In 1883, the D’Hanis Brick and Tile Company was founded. To this day, it continues to operate in this small town, making brick and tile “the old-fashioned way,” according to Legends of America, adding, “The bricks are made from local clay found in the area and sent all over the world.” These bricks are also found in abundance in the business buildings and homes in D’Hanis.
The town of “New D’Hanis” soon boasted four general stores, one saloon, a flour and grist mill, and two hotels. One of those hotels was the J.M. Koch Hotel, established in 1898 to serve railroad travelers. It was rebuilt in 1906 of local brick, and it continues to operate today as a bed and breakfast. In 1908, St. Anthony’s School was built, and the D’Hanis News – later renamed the D’Hanis Star – began publication and continued until 1923.
A second brick factory, Seco Pressed Brick, was established in 1910 – eventually to be incorporated with D’Hanis Brick and Tile Company – and, in that year, the D’Hanis Independent School District was formed. After losing their church to fire, the congregation of the old D’Hanis St. Dominic’s Church began to build Holy Cross Church in New D’Hanis, and it was completed in 1914. Our Lady Queen of Peace, a second Catholic Church, was built in 1924 for the Mexican-American Catholic citizens. D’Hanis State Bank opened in 1916 and continued to operate in its original location with its authentic, old-world architecture until it was destroyed by a tornado on October 30, 2015.

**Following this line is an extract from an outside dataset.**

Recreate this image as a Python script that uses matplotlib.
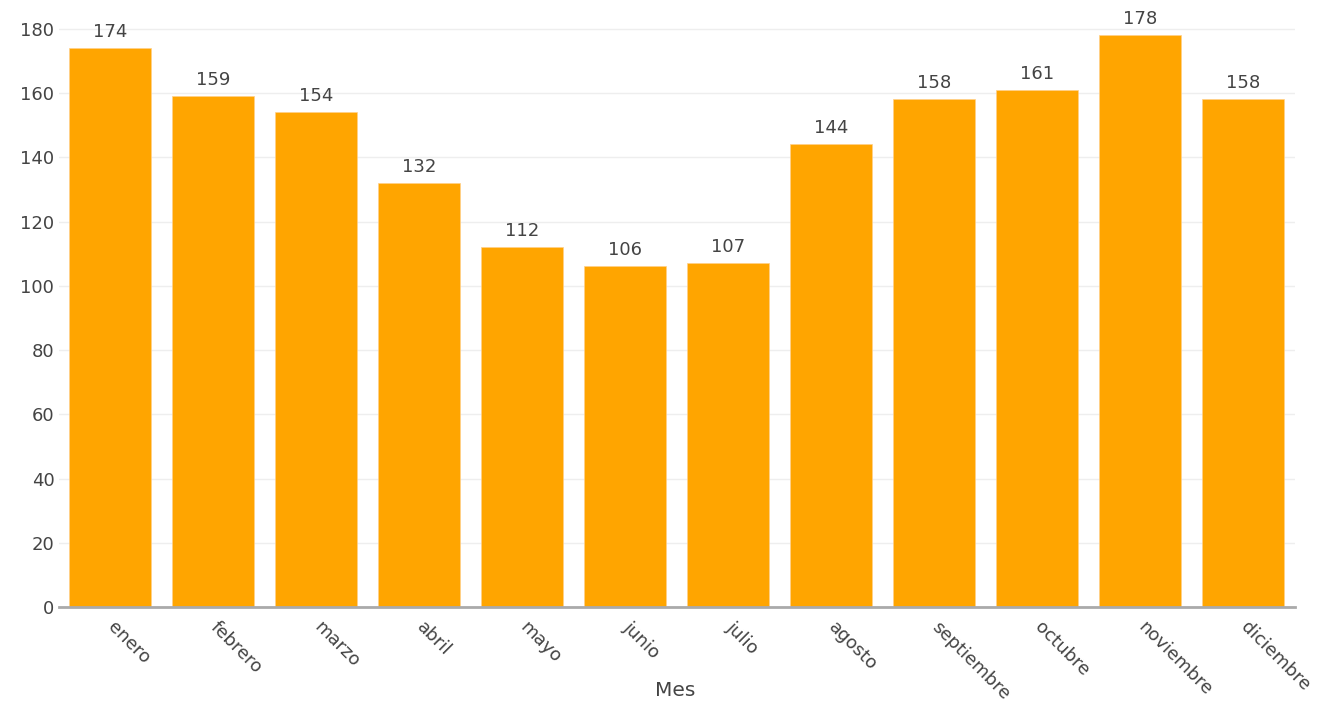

By 1930, the estimated population of D’Hanis was around 270. And, despite several disasters that have hit the town over the years – a number of floods (the most recent being in 2007), a fire that badly damaged the Holy Cross Church in 1963, and the tornado that destroyed the historic bank – today, D’Hanis boasts around 550 residents, a thriving school, and several successful businesses. Bill & Rosa’s Steakhouse operates in an old lumber company, and remote banking is provided in a spot in the original D’Hanis State Bank building. (CNB leases an area in the front of that building from its owner, Larry Klekar, to provide ITM [remote services] to the citizens of D’Hanis.) And, of course, the world-famous D’Hanis Brick and Tile Company continues to operate.